Die Frage ist doch nach wie vor, warum machen/hören wir Musik? Was berührt uns, was bringt uns zum Weinen, zum Lachen, wie viel Kopf ist da nötig und wie viel von dem etwas Anderem, das nur schwer in Worte zu fassen ist?
Das ist richtig. Hierzu kann ich Adornos Hörtypologie empfehlen:
https://de.m.wikipedia.org/wiki/Hörtypologie#Theodor_W._Adorno_(1962) (vorsicht, Adorno war Jazz-Feind)
Je nach Vorbildung und Zeit, die man sich zum hören nimmt, hat man unterschiedliche Eindrücke der Musik. Wenn man viel Musik spielt oder neue bewusst hört, aber keine großen Kenntnisse in Musiktheorie hat, weiß man beim Jammen oder Komponieren aber trotzdem, was jetzt kommen kann/sollte (was bei Adorno nicht unbedingt steht).
Bei herkömmlicher klassischer Musik passiert es mir immer seltener, dass ich auflache und mir denke: "Gelungene Wendung, damit hätte ich nicht gerechnet."
Den Begriff 'gottgefällig' kann ich irgendwo nachvollziehen, doch ohne eine breite Zustimmung. Zeitgenössisch betrachtet ist es natürlich klar, dass im 18. Jhd. die Uhr des Kirchenturms überwiegend einen anderen Standpunkt als heute hatte und man die Musik auch aus dem Zwang der Zentralisierung des Besonderen vor und in der Kirche hoch lobte, doch kann ich hier nicht mitgehen und keiner Theorie zustimmen, nach der die expliziten, guten Werke nur aus einem bestimmten, religiösen Grund so gut geworden sind.

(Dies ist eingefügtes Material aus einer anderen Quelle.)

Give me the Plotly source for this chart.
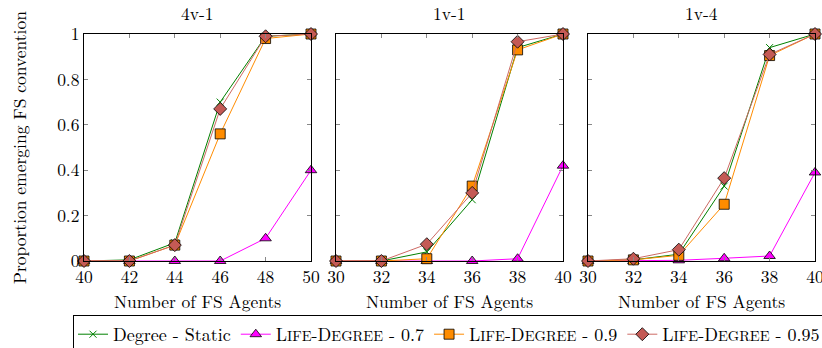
import plotly.graph_objects as go

panel_titles = ["4v-1", "1v-1", "1v-4"]
x_values = [
    [40, 42, 44, 46, 48, 50],
    [30, 32, 34, 36, 38, 40],
    [30, 32, 34, 36, 38, 40],
]
degree_static = [
    [0, 0.005, 0.08, 0.70, 0.99, 1.0],
    [0, 0, 0.04, 0.27, 0.94, 1.0],
    [0, 0.005, 0.03, 0.33, 0.94, 1.0],
]
life_07 = [
    [0, 0, 0, 0, 0.10, 0.40],
    [0, 0, 0, 0, 0.01, 0.42],
    [0, 0, 0.003, 0.012, 0.022, 0.39],
]
life_09 = [
    [0, 0, 0.07, 0.56, 0.98, 1.0],
    [0, 0, 0.01, 0.33, 0.93, 1.0],
    [0, 0.005, 0.025, 0.25, 0.905, 1.0],
]
life_095 = [
    [0, 0, 0.07, 0.67, 0.99, 1.0],
    [0, 0, 0.074, 0.30, 0.966, 1.0],
    [0, 0.01, 0.05, 0.365, 0.91, 1.0],
]
y_tickvals = [0, 0.2, 0.4, 0.6, 0.8, 1]
y_ticktext = ["0", "0.2", "0.4", "0.6", "0.8", "1"]

FONT = "Latin Modern Roman"
FS = 17.5
sc = "font-size:14.5px"
names = [
    "Degree - Static",
    f"L<span style='{sc}'>IFE</span>-D<span style='{sc}'>EGREE</span> - 0.7",
    f"L<span style='{sc}'>IFE</span>-D<span style='{sc}'>EGREE</span> - 0.9",
    f"L<span style='{sc}'>IFE</span>-D<span style='{sc}'>EGREE</span> - 0.95",
]
series = [degree_static, life_07, life_09, life_095]
styles = [
    dict(line=dict(color="#008000", width=1),
         marker=dict(symbol="x-thin", size=7, color="#008000",
                     line=dict(color="#008000", width=1))),
    dict(line=dict(color="#ff00ff", width=1),
         marker=dict(symbol="triangle-up", size=10, color="#ff00ff",
                     line=dict(color="black", width=0.8))),
    dict(line=dict(color="#ff8c00", width=1),
         marker=dict(symbol="square", size=10, color="#ff8c00",
                     line=dict(color="black", width=0.8))),
    dict(line=dict(color="#cd6a64", width=1),
         marker=dict(symbol="diamond", size=10, color="#c45a55",
                     line=dict(color="black", width=0.8))),
]

W, H = 822, 348
x_domains = [[84 / W, 311 / W], [336 / W, 563 / W], [588 / W, 815 / W]]
y_domain = [(H - 261) / H, (H - 34) / H]

fig = go.Figure()
for p in range(3):
    xa = "x" if p == 0 else f"x{p+1}"
    ya = "y" if p == 0 else f"y{p+1}"
    for s in range(4):
        fig.add_trace(go.Scatter(
            x=x_values[p], y=series[s][p], mode="lines+markers",
            name=names[s], showlegend=(p == 0), legendgroup=str(s),
            xaxis=xa, yaxis=ya, cliponaxis=False, **styles[s]))

axis_common = dict(showgrid=False, zeroline=False, showline=True,
                   linecolor="black", linewidth=1, mirror="allticks",
                   ticks="inside", ticklen=4, tickcolor="#888888",
                   automargin=False, ticklabeloverflow="allow",
                   tickfont=dict(family=FONT, size=FS, color="black"))
layout = dict(
    width=W, height=H, margin=dict(l=0, r=0, t=0, b=0, autoexpand=False),
    plot_bgcolor="white", paper_bgcolor="white",
    font=dict(family=FONT, size=FS, color="black"),
    showlegend=True,
    legend=dict(orientation="h", x=73 / W, y=(H - 315) / H,
                xanchor="left", yanchor="top",
                bordercolor="black", borderwidth=1,
                font=dict(family=FONT, size=18, color="black"),
                itemwidth=30, tracegroupgap=0),
)
annotations = []
for p in range(3):
    kx = "xaxis" if p == 0 else f"xaxis{p+1}"
    ky = "yaxis" if p == 0 else f"yaxis{p+1}"
    xv = x_values[p]
    layout[kx] = dict(axis_common, domain=x_domains[p], range=[xv[0], xv[-1]],
                      tickvals=xv, anchor="y" if p == 0 else f"y{p+1}")
    layout[ky] = dict(axis_common, domain=y_domain, range=[0, 1],
                      tickvals=y_tickvals, ticktext=y_ticktext,
                      showticklabels=(p == 0),
                      anchor="x" if p == 0 else f"x{p+1}")
    cx = (x_domains[p][0] + x_domains[p][1]) / 2
    annotations.append(dict(text=panel_titles[p], x=cx, y=(H - 13) / H,
                            xref="paper", yref="paper", showarrow=False,
                            xanchor="center", yanchor="middle",
                            font=dict(family=FONT, size=FS)))
    annotations.append(dict(text="Number of FS Agents", x=cx, y=(H - 300) / H,
                            xref="paper", yref="paper", showarrow=False,
                            xanchor="center", yanchor="middle",
                            font=dict(family=FONT, size=FS)))
annotations.append(dict(text="Proportion emerging FS convention",
                        x=18 / W, y=(H - 148) / H, xref="paper", yref="paper",
                        showarrow=False, textangle=-90,
                        xanchor="center", yanchor="middle",
                        font=dict(family=FONT, size=FS)))
layout["annotations"] = annotations
fig.update_layout(**layout)
fig.write_html("out.html", config={"displayModeBar": False},
               post_script="document.body.style.margin='0';")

Naja, Komponisten des 18. Jahrhunderts waren meist an irgendwelchen Höfen oder gleich in Kirchen beschäftigt. Ihre Musik war damit nicht nur davon abhängig, ob sie "gottgefällig" war, sondern auch dem Adel gefällig. Mit "gottgefällig" meine ich, dass es eben bestimmte Konventionen gab, nach denen Musik zu wirken habe: nicht die "falschen" Skalen verwenden, Dissonanzen sollen aufgelöst werden, der Generalbass bestimmt welche Noten gespielt werden, etc.; noch dazu kam, dass jeder Komponist zumindest hin und wieder ein neues Stück für die Orgel in der Kirche schreiben sollte, oft mit Text (Bergpredigt vertonen, etc.). Das prägt natürlich. Solange Komponisten nicht ständig frei sind, zu schreiben was immer sie und ihre Freund*innen wollen, ist da immer dieser kleine Fürst oder ein Pfaffe im Nacken.
Gut, du hast Bachs Goldbergvariationen genannt: es gab hin und wieder auch bürgerliche Auftraggeber, aber auch die hatten die Hörgewohnheiten ihrer Epoche. Die für Bürger zugänglichen Opern kamen ja erst gegen Ende des 18. Jhds, also eher nach Bach.
Komponisten, die für das Bürgertum komponierten gabs erst im 19. Jahrhundert. Wer dann noch kirchliches Zeug komponierte, sich also einer Kirche anbiederte machte das aus eigenem Antrieb (das sind mir persönlich die lästigsten, aber ich habs nicht so mit der Kirche).
Klerus und Adel als Auftraggeber wurden mit dem Wechsel zum 19. Jahrhundet vom Markt abgelöst (in manchen Staaten kamen noch (Drohungen der) Berufsverbote hinzu; siehe die Zweite Wiener Schule während des NS oder Schostakovitsch und Prokofjew unter Stalin). In Zeiten, in denen Käufer*innen lust auf was neues haben, fördert das natürlich die Kreativität. In anderen Zeiten ist alles was komponiert wird derselbe brei.
Ich kenne mich mit 12-T. nicht gut aus, aber ich bezweifle sehr, dass ich dort vergleichbare Emotionen finden werde, die ich z.B. bei Nocturnen von Chopin, der siebten Ludwig Sinfonie, der Winterreise (man kann sie nicht oft genug hervorheben) von Schubert und so unglaublich vielen anderen erleben werde. Dennoch lasse ich mich gerne mit konkreten Beispielen vom Gegenteil überzeugen.
Das ist schwer zu vergleichen. Vielleicht den Op. 11 von Schönberg (3 Klavierstücke) aus der atonalen Periode und Op. 42 (Klavierkonzert) aus der zwölftonigen Periode (für beide gibts Aufnahmen von Glenn Gould). Und Gustav Mahlers 9. Symphonie (im Grunde auch atonal).